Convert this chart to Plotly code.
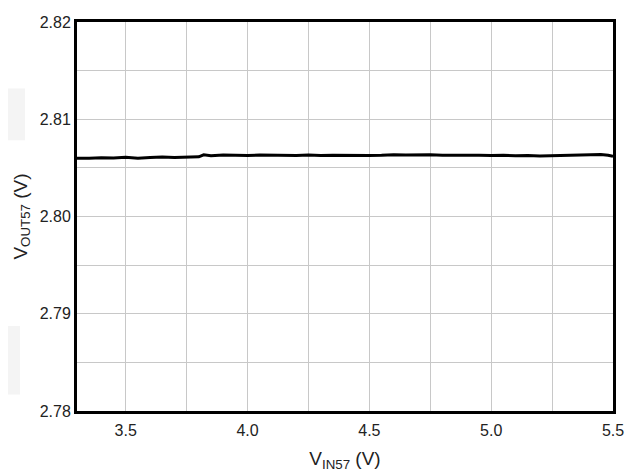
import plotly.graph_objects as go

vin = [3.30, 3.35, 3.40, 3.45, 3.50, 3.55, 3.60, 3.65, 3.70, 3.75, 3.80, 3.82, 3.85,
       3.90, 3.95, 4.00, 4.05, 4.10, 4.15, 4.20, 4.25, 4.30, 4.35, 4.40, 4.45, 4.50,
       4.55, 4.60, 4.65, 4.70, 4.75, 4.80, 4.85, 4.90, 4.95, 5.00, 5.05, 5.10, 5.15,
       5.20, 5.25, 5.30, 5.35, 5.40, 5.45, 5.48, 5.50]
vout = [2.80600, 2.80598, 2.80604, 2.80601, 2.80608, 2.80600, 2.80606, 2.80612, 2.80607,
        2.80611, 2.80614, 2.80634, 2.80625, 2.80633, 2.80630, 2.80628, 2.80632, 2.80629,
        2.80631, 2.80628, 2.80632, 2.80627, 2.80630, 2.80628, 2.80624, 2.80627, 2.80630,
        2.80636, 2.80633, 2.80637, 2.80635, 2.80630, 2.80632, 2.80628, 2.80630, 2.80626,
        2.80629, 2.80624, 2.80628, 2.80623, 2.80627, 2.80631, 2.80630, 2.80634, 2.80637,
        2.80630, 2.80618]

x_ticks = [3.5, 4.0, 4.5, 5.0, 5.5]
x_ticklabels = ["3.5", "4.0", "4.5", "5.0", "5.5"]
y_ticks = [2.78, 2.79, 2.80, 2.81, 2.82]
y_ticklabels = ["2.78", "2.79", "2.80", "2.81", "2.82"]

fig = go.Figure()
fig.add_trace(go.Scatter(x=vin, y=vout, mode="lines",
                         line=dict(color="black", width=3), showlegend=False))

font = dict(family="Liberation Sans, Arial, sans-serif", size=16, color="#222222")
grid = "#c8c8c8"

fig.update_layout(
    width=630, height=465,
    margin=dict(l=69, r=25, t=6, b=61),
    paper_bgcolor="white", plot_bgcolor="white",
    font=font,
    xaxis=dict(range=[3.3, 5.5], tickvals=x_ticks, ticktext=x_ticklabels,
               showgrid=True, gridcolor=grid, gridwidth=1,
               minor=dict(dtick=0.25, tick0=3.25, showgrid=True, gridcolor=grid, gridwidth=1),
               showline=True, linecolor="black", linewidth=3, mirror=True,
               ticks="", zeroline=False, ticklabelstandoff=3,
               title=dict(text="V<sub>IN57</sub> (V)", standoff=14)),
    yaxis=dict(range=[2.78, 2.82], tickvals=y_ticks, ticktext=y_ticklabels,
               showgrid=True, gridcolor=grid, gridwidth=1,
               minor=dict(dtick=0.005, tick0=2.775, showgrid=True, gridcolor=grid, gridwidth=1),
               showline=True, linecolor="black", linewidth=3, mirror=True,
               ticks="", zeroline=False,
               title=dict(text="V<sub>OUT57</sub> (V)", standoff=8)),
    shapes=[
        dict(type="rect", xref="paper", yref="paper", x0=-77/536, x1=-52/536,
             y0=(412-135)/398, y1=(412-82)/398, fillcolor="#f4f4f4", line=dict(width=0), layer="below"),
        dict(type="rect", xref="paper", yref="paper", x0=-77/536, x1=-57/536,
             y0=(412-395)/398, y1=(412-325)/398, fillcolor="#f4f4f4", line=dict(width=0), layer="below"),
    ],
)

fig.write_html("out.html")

━━━━━━━━━━

Task to complete = Give back the whole listing as it stands, minus its pictures.

Response =
Convert this chart to Plotly code.
import plotly.graph_objects as go

vin = [3.30, 3.35, 3.40, 3.45, 3.50, 3.55, 3.60, 3.65, 3.70, 3.75, 3.80, 3.82, 3.85,
       3.90, 3.95, 4.00, 4.05, 4.10, 4.15, 4.20, 4.25, 4.30, 4.35, 4.40, 4.45, 4.50,
       4.55, 4.60, 4.65, 4.70, 4.75, 4.80, 4.85, 4.90, 4.95, 5.00, 5.05, 5.10, 5.15,
       5.20, 5.25, 5.30, 5.35, 5.40, 5.45, 5.48, 5.50]
vout = [2.80600, 2.80598, 2.80604, 2.80601, 2.80608, 2.80600, 2.80606, 2.80612, 2.80607,
        2.80611, 2.80614, 2.80634, 2.80625, 2.80633, 2.80630, 2.80628, 2.80632, 2.80629,
        2.80631, 2.80628, 2.80632, 2.80627, 2.80630, 2.80628, 2.80624, 2.80627, 2.80630,
        2.80636, 2.80633, 2.80637, 2.80635, 2.80630, 2.80632, 2.80628, 2.80630, 2.80626,
        2.80629, 2.80624, 2.80628, 2.80623, 2.80627, 2.80631, 2.80630, 2.80634, 2.80637,
        2.80630, 2.80618]

x_ticks = [3.5, 4.0, 4.5, 5.0, 5.5]
x_ticklabels = ["3.5", "4.0", "4.5", "5.0", "5.5"]
y_ticks = [2.78, 2.79, 2.80, 2.81, 2.82]
y_ticklabels = ["2.78", "2.79", "2.80", "2.81", "2.82"]

fig = go.Figure()
fig.add_trace(go.Scatter(x=vin, y=vout, mode="lines",
                         line=dict(color="black", width=3), showlegend=False))

font = dict(family="Liberation Sans, Arial, sans-serif", size=16, color="#222222")
grid = "#c8c8c8"

fig.update_layout(
    width=630, height=465,
    margin=dict(l=69, r=25, t=6, b=61),
    paper_bgcolor="white", plot_bgcolor="white",
    font=font,
    xaxis=dict(range=[3.3, 5.5], tickvals=x_ticks, ticktext=x_ticklabels,
               showgrid=True, gridcolor=grid, gridwidth=1,
               minor=dict(dtick=0.25, tick0=3.25, showgrid=True, gridcolor=grid, gridwidth=1),
               showline=True, linecolor="black", linewidth=3, mirror=True,
               ticks="", zeroline=False, ticklabelstandoff=3,
               title=dict(text="V<sub>IN57</sub> (V)", standoff=14)),
    yaxis=dict(range=[2.78, 2.82], tickvals=y_ticks, ticktext=y_ticklabels,
               showgrid=True, gridcolor=grid, gridwidth=1,
               minor=dict(dtick=0.005, tick0=2.775, showgrid=True, gridcolor=grid, gridwidth=1),
               showline=True, linecolor="black", linewidth=3, mirror=True,
               ticks="", zeroline=False,
               title=dict(text="V<sub>OUT57</sub> (V)", standoff=8)),
    shapes=[
        dict(type="rect", xref="paper", yref="paper", x0=-77/536, x1=-52/536,
             y0=(412-135)/398, y1=(412-82)/398, fillcolor="#f4f4f4", line=dict(width=0), layer="below"),
        dict(type="rect", xref="paper", yref="paper", x0=-77/536, x1=-57/536,
             y0=(412-395)/398, y1=(412-325)/398, fillcolor="#f4f4f4", line=dict(width=0), layer="below"),
    ],
)

fig.write_html("out.html")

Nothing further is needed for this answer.